- Directed by: Paul Terry John Foster Frank Moser Harry Bailey Jerry Shields
- Story by: Paul Terry
- Produced by: Paul Terry Amedee J. Van Beuren
- Animation by: Harry Bailey Frank Moser John Foster Jerry Shields
- Color process: B&W
- Production companies: Fables Studios Keith-Albee Theatres
- Distributed by: Pathé Exchange
- Release date: July 20, 1925;
- Running time: 6:23 (correct speed)
- Country: United States
- Language: Silent

= The Window Washers =

1925 film

The Window Washers is a 1925 silent animated short subject produced by Fables Studios, and one of the Aesop's Fables cartoons started by animator Paul Terry. When released for television in the 1950s, musical tracks were added.

==Summary==
A cat and a rat are in an automobile, riding on a rural road. Different from how most cats appear earlier in the series, the feline in the cartoon wears shorts, one of few things that would inspire Walt Disney to create Oswald the Lucky Rabbit in 1927. While the cat and the rat go on riding, a highway patrol cop on a motorbike pursues them, believing they are traveling too fast, though they aren't really. To lose their chaser, they disconnect the car's frame. The frame falls on the road and knocks the cop off the motorbike. The cat and the rat continue their journey, using only the wheels of their vehicle.

In another scene in the area, an elderly man is having some slight problems with his car. He goes for a drive but the vehicle travels in a rugged fashion. When he reaches home, the elderly man gets thrown off his car, and lands on a puddle, thus splashing mud on one of his house's windows. He then goes indoors to clean himself.
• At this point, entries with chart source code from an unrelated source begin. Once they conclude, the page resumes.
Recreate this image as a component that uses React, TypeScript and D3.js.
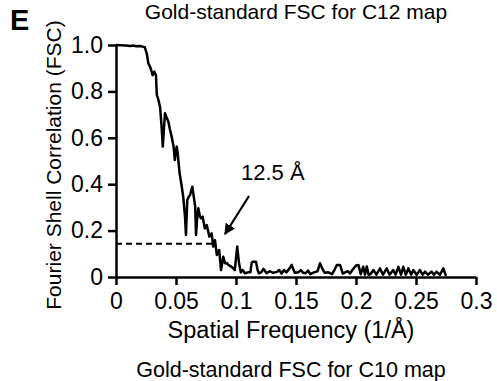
import React from "react";
import * as d3 from "d3";

// spatial frequency (1/Å) and FSC
const freq = [
  0, 0.004, 0.008, 0.012, 0.014, 0.017, 0.02, 0.022, 0.024, 0.0256, 0.027, 0.0285, 0.0297,
  0.0305, 0.032, 0.0333, 0.034, 0.035, 0.0367, 0.038, 0.039, 0.0408, 0.042, 0.0436, 0.045,
  0.0464, 0.048, 0.049, 0.0506, 0.0515, 0.053, 0.0545, 0.056, 0.0575, 0.0583, 0.0594, 0.0605,
  0.0617, 0.0636, 0.065, 0.066, 0.0667, 0.0676, 0.0686, 0.07, 0.0708, 0.0722, 0.074, 0.0756,
  0.0778, 0.0797, 0.081, 0.0825, 0.084, 0.086, 0.0875, 0.0894, 0.0908, 0.0925, 0.0936, 0.095,
  0.0964, 0.098, 0.099, 0.101, 0.1025, 0.104, 0.1055, 0.1075, 0.11, 0.112, 0.113, 0.114,
  0.1167, 0.118, 0.119, 0.121, 0.1228, 0.1256, 0.128, 0.131, 0.134, 0.136, 0.138, 0.14, 0.142,
  0.145, 0.1464, 0.148, 0.149, 0.152, 0.154, 0.156, 0.158, 0.16, 0.162, 0.165, 0.168, 0.17,
  0.172, 0.174, 0.177, 0.18, 0.182, 0.184, 0.1867, 0.189, 0.191, 0.193, 0.195, 0.197, 0.2,
  0.202, 0.204, 0.206, 0.2075, 0.209, 0.2105, 0.212, 0.2145, 0.217, 0.22, 0.2225, 0.2256,
  0.228, 0.231, 0.233, 0.2353, 0.2375, 0.2394, 0.2415, 0.2436, 0.246, 0.2478, 0.2505, 0.2533,
  0.2555, 0.2575, 0.26, 0.263, 0.265, 0.267, 0.27, 0.2728, 0.2745, 0.2756,
];
const fsc = [
  1.0, 0.999, 0.998, 0.996, 0.998, 0.995, 0.996, 0.993, 0.99, 0.964, 0.92, 0.905, 0.885,
  0.87, 0.885, 0.87, 0.785, 0.77, 0.734, 0.648, 0.562, 0.706, 0.69, 0.67, 0.635,
  0.605, 0.562, 0.504, 0.562, 0.53, 0.447, 0.4, 0.346, 0.26, 0.181, 0.332, 0.345,
  0.353, 0.389, 0.34, 0.303, 0.181, 0.25, 0.296, 0.26, 0.253, 0.26, 0.21, 0.224,
  0.174, 0.188, 0.131, 0.159, 0.095, 0.116, 0.03, 0.0875, 0.059, 0.06, 0.052, 0.048,
  0.044, 0.035, 0.03, 0.131, 0.06, 0.02, 0.03, 0.016, 0.02, 0.02, 0.06, 0.066,
  0.066, 0.03, 0.016, 0.02, 0.035, 0.016, 0.025, 0.018, 0.022, 0.03, 0.015, 0.03, 0.02,
  0.04, 0.052, 0.03, 0.018, 0.02, 0.03, 0.018, 0.016, 0.028, 0.012, 0.02, 0.025, 0.059,
  0.035, 0.018, 0.02, 0.012, 0.03, 0.052, 0.052, 0.015, 0.02, 0.025, 0.015, 0.03, 0.05,
  0.052, 0.012, 0.044, 0.01, 0.045, 0.01, 0.012, 0.03, 0.01, 0.037, 0.01, 0.037,
  0.01, 0.03, 0.01, 0.044, 0.01, 0.044, 0.01, 0.037, 0.01, 0.03, 0.01, 0.03,
  0.01, 0.023, 0.01, 0.023, 0.01, 0.023, 0.01, 0.037, 0.01, 0.01,
];

const xTicks = [0, 0.05, 0.1, 0.15, 0.2, 0.25, 0.3];
const xTickLabels = ["0", "0.05", "0.1", "0.15", "0.2", "0.25", "0.3"];
const yTicks = [0, 0.2, 0.4, 0.6, 0.8, 1.0];
const yTickLabels = ["0", "0.2", "0.4", "0.6", "0.8", "1.0"];

const cutoffFsc = 0.143;
const cutoffFreq = 0.08; // 1 / 12.5 Å
const cutoffLabel = "12.5 Å";

const FONT = "'Liberation Sans', Arial, sans-serif";

const FscChart = () => {
  const ref = React.useRef<SVGSVGElement>(null);

  React.useEffect(() => {
    const svg = d3.select(ref.current);
    svg.selectAll("*").remove();

    const margin = { top: 45, right: 21, bottom: 104, left: 116 };
    const width = 497,
      height = 381;

    const x = d3.scaleLinear().domain([0, 0.3]).range([margin.left, width - margin.right]);
    const y = d3.scaleLinear().domain([0, 1]).range([height - margin.bottom, margin.top]);

    // headings
    svg.append("text")
      .attr("x", 296).attr("y", 19)
      .attr("text-anchor", "middle")
      .attr("font-size", 21)
      .text("Gold-standard FSC for C12 map");
    svg.append("text")
      .attr("x", 10).attr("y", 30)
      .attr("font-size", 29).attr("font-weight", "bold")
      .text("E");

    // dashed 0.143 line
    svg.append("line")
      .attr("x1", x(0)).attr("x2", x(cutoffFreq))
      .attr("y1", y(cutoffFsc)).attr("y2", y(cutoffFsc))
      .attr("stroke", "#000").attr("stroke-width", 2)
      .attr("stroke-dasharray", "6,4");

    // the curve
    const pts = freq.map((f, i) => [f, fsc[i]] as [number, number]);
    svg.append("path")
      .datum(pts)
      .attr("fill", "none")
      .attr("stroke", "#000")
      .attr("stroke-width", 2.5)
      .attr("stroke-linejoin", "round")
      .attr("d", d3.line<[number, number]>().x((d) => x(d[0])).y((d) => y(d[1])));

    // axes
    const gx = svg.append("g")
      .attr("transform", `translate(0,${y(0)})`)
      .call(
        d3.axisBottom(x).tickValues(xTicks)
          .tickFormat((_, i) => xTickLabels[i])
          .tickSize(8).tickSizeOuter(0).tickPadding(8)
      );
    const gy = svg.append("g")
      .attr("transform", `translate(${x(0)},0)`)
      .call(
        d3.axisLeft(y).tickValues(yTicks)
          .tickFormat((_, i) => yTickLabels[i])
          .tickSize(8).tickSizeOuter(0).tickPadding(5)
      );
    [gx, gy].forEach((g) => {
      g.selectAll("path, line").attr("stroke", "#000").attr("stroke-width", 2.5);
      g.selectAll("text").attr("font-size", 23).attr("font-family", FONT).attr("fill", "#000");
    });

    // arrow + label
    const defs = svg.append("defs");
    defs.append("marker")
      .attr("id", "arrowhead")
      .attr("viewBox", "0 0 10 10")
      .attr("refX", 9).attr("refY", 5)
      .attr("markerWidth", 5).attr("markerHeight", 5)
      .attr("markerUnits", "strokeWidth")
      .attr("orient", "auto")
      .append("path").attr("d", "M0,0 L10,5 L0,10 Z").attr("fill", "#000");
    svg.append("line")
      .attr("x1", 249).attr("y1", 196)
      .attr("x2", 225).attr("y2", 234)
      .attr("stroke", "#000").attr("stroke-width", 2.2)
      .attr("marker-end", "url(#arrowhead)");
    svg.append("text")
      .attr("x", 241).attr("y", 180)
      .attr("font-size", 22)
      .text(cutoffLabel);

    // axis titles
    svg.append("text")
      .attr("x", 291).attr("y", 338)
      .attr("text-anchor", "middle")
      .attr("font-size", 23.5)
      .text("Spatial Frequency (1/Å)");
    svg.append("text")
      .attr("transform", "translate(61,165) rotate(-90)")
      .attr("text-anchor", "middle")
      .attr("font-size", 21)
      .text("Fourier Shell Correlation (FSC)");
    svg.append("text")
      .attr("x", 291).attr("y", 377)
      .attr("text-anchor", "middle")
      .attr("font-size", 21.5)
      .text("Gold-standard FSC for C10 map");
  }, []);

  return (
    <svg
      ref={ref}
      width={497}
      height={381}
      fontFamily={FONT}
      style={{ position: "absolute", left: 0, top: 0, background: "#fff" }}
    />
  );
};

export default function App() {
  return <FscChart />;
}
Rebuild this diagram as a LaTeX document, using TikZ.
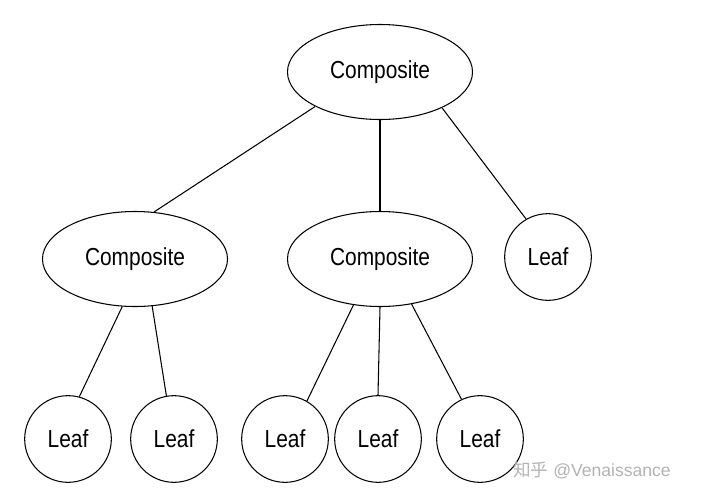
\documentclass[tikz,border=0pt]{standalone}
\usepackage{fontspec}
\setmainfont{Liberation Sans}
\newfontfamily\cjk{Noto Sans CJK SC}
\usetikzlibrary{shapes.geometric}
\tikzset{
  comp/.style={draw,ellipse,minimum width=5.55cm,minimum height=2.85cm,font=\fontsize{21}{21}\selectfont,inner sep=0pt},
  leaf/.style={draw,circle,minimum size=2.6cm,font=\fontsize{21}{21}\selectfont,inner sep=0pt},
}
\begin{document}
\begin{tikzpicture}[x=0.03cm,y=-0.03cm,line width=0.9pt]
\useasboundingbox (0,0) rectangle (707,500);

\node[comp] (top) at (380,72) {\scalebox{0.85}[1]{Composite}};
\node[comp] (cl) at (135,259) {\scalebox{0.85}[1]{Composite}};
\node[comp] (cm) at (380,259) {\scalebox{0.85}[1]{Composite}};
\node[leaf] (lr) at (548,257) {\scalebox{0.85}[1]{Leaf}};

\node[leaf] (l1) at (68,439) {\scalebox{0.85}[1]{Leaf}};
\node[leaf] (l2) at (174,439) {\scalebox{0.85}[1]{Leaf}};
\node[leaf] (l3) at (285,439) {\scalebox{0.85}[1]{Leaf}};
\node[leaf] (l4) at (378,439) {\scalebox{0.85}[1]{Leaf}};
\node[leaf] (l5) at (480,439) {\scalebox{0.85}[1]{Leaf}};

\draw (top.-152) -- (cl.68);
\draw (top.south) -- (cm.north);
\draw (top.-30) -- (lr.120);

\draw (cl.-105) -- (l1.75);
\draw (cl.-70) -- (l2.100);
\draw (cm.-120) -- (l3.60);
\draw (cm.south) -- (l4.north);
\draw (cm.-55) -- (l5.115);

%watermark
\node[text=gray!60,font=\fontsize{15}{15}\selectfont] (wm) at (592,470) {{\cjk 知乎} @Venaissance};
\end{tikzpicture}
\end{document}
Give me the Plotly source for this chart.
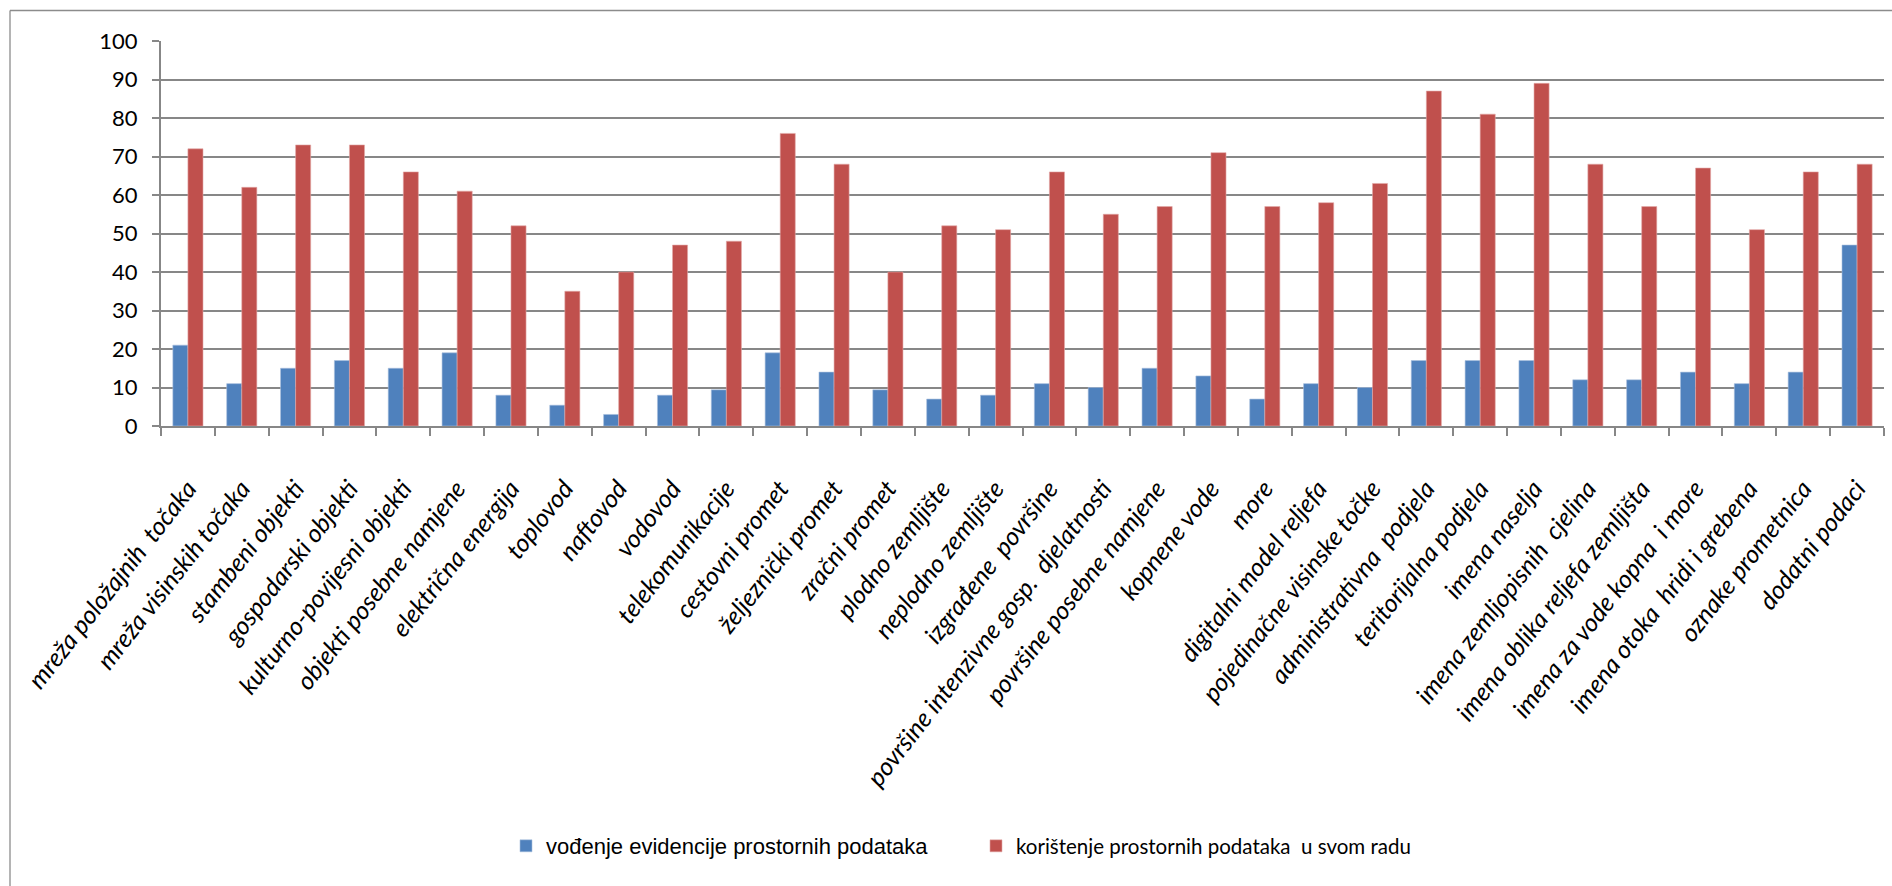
import plotly.graph_objects as go

# Categories of spatial data (x axis)
categories = [
    "mreža položajnih\u00a0 točaka",
    "mreža visinskih točaka",
    "stambeni objekti",
    "gospodarski objekti",
    "kulturno-povijesni objekti",
    "objekti posebne namjene",
    "električna energija",
    "toplovod",
    "naftovod",
    "vodovod",
    "telekomunikacije",
    "cestovni promet",
    "željeznički promet",
    "zračni promet",
    "plodno zemljište",
    "neplodno zemljište",
    "izgrađene\u00a0 površine",
    "površine intenzivne gosp.\u00a0 djelatnosti",
    "površine posebne namjene",
    "kopnene vode",
    "more",
    "digitalni model reljefa",
    "pojedinačne visinske točke",
    "administrativna\u00a0 podjela",
    "teritorijalna podjela",
    "imena naselja",
    "imena zemljopisnih\u00a0 cjelina",
    "imena oblika reljefa zemljišta",
    "imena za vode kopna\u00a0 i more",
    "imena otoka\u00a0 hridi i grebena",
    "oznake prometnica",
    "dodatni podaci",
]

# Series values (percent)
vodenje = [21, 11, 15, 17, 15, 19, 8, 5.4, 3, 8, 9.4, 19, 14, 9.4, 7, 8,
           11, 10, 15, 13, 7, 11, 10, 17, 17, 17, 12, 12, 14, 11, 14, 47]
koristenje = [72, 62, 73, 73, 66, 61, 52, 35, 40, 47, 48, 76, 68, 40, 52, 51,
              66, 55, 57, 71, 57, 58, 63, 87, 81, 89, 68, 57, 67, 51, 66, 68]

series_names = [
    "vođenje evidencije prostornih podataka",
    "korištenje prostornih podataka\u00a0 u svom radu",
]

y_ticks = list(range(0, 101, 10))

BLUE = "#4F81BD"
RED = "#C0504D"
GRID = "#878787"

W, H = 1892, 886
ML, MR, MT, MB = 161, 8, 41, 460
PW = W - ML - MR
PH = H - MT - MB


def px_x(p):
    return (p - ML) / PW


def px_y(p):
    return (H - MB - p) / PH


fig = go.Figure()
fig.add_trace(go.Bar(
    x=categories, y=vodenje, name=series_names[0],
    marker=dict(color=BLUE, line=dict(color="#a9c0de", width=0.6)),
    legend="legend", showlegend=True,
))
fig.add_trace(go.Bar(
    x=categories, y=koristenje, name=series_names[1],
    marker=dict(color=RED, line=dict(color="#e3a9a7", width=0.6)),
    legend="legend2", showlegend=True,
))

# Outer frame (left and top edges visible)
frame = dict(type="line", xref="paper", yref="paper",
             line=dict(color="#8c8c8c", width=1.3), layer="above")
fig.add_shape(**frame, x0=px_x(10), x1=px_x(W + 5), y0=px_y(10.5), y1=px_y(10.5))
fig.add_shape(**frame, x0=px_x(10), x1=px_x(10), y0=px_y(10.5), y1=px_y(H + 5))

fig.update_layout(
    width=W, height=H,
    showlegend=True,
    margin=dict(l=ML, r=MR, t=MT, b=MB, autoexpand=False),
    paper_bgcolor="white", plot_bgcolor="white",
    barmode="group", bargap=0.44, bargroupgap=0,
    xaxis=dict(
        type="category",
        tickangle=-52,
        tickfont=dict(family="Lato", size=25, color="black", style="italic"),
        showline=True, linecolor=GRID, linewidth=2,
        ticks="outside", tickson="boundaries", ticklen=8,
        tickcolor=GRID, tickwidth=2,
        showgrid=False,
        ticklabelstandoff=36,
    ),
    yaxis=dict(
        range=[0, 100], tickvals=y_ticks,
        tickfont=dict(family="Lato", size=22, color="black"),
        showline=True, linecolor=GRID, linewidth=2,
        ticks="outside", ticklen=7, tickcolor=GRID, tickwidth=2,
        showgrid=True, gridcolor=GRID, gridwidth=2,
        zeroline=False,
        ticklabelstandoff=10,
    ),
    legend=dict(
        x=px_x(506), y=px_y(846), xanchor="left", yanchor="middle",
        font=dict(family="Liberation Sans Narrow, Liberation Sans", size=22, color="black"),
        bgcolor="rgba(0,0,0,0)", visible=True,
    ),
    legend2=dict(
        x=px_x(976), y=px_y(846), xanchor="left", yanchor="middle",
        font=dict(family="Lato", size=20.5, color="black"),
        bgcolor="rgba(0,0,0,0)", visible=True,
    ),
)

fig.write_html("out.html")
Several moments later, the cat and the rat arrive at the elderly man's house. They then notice a sign saying window washers are needed. The cat then takes a bucket of water but the uses the rat as a cloth to wipe the mud stain on the window. When the stain is removed, the cat puts his buddy down. The rat, for some reason, is half-crippled but is still able to walk. Totally annoyed, the rat picks up the bucket and hurls it at the cat. The cat chases the rat into the house.

Inside the elderly man's home, the cat chases the rat which enters a crack in the wall. While trying to extract the rat, the cat gets pulled down by a nearby fish which mistook the cat's tail for a worm. When the cat struggles from the fish, the rat comes out of the crack and drops a brick on the cat's head, a gag reminiscent of the Krazy Kat cartoons which were popular at the time.

As he continues to go after the rat, the cat is met by the large pack of weasels which spray water at him using a hose. The elderly man also arrives at the scene, and gets sprayed on too. When the cat and the elderly man flee the vicinity of the house, the weasels pursue them, carrying soda siphons.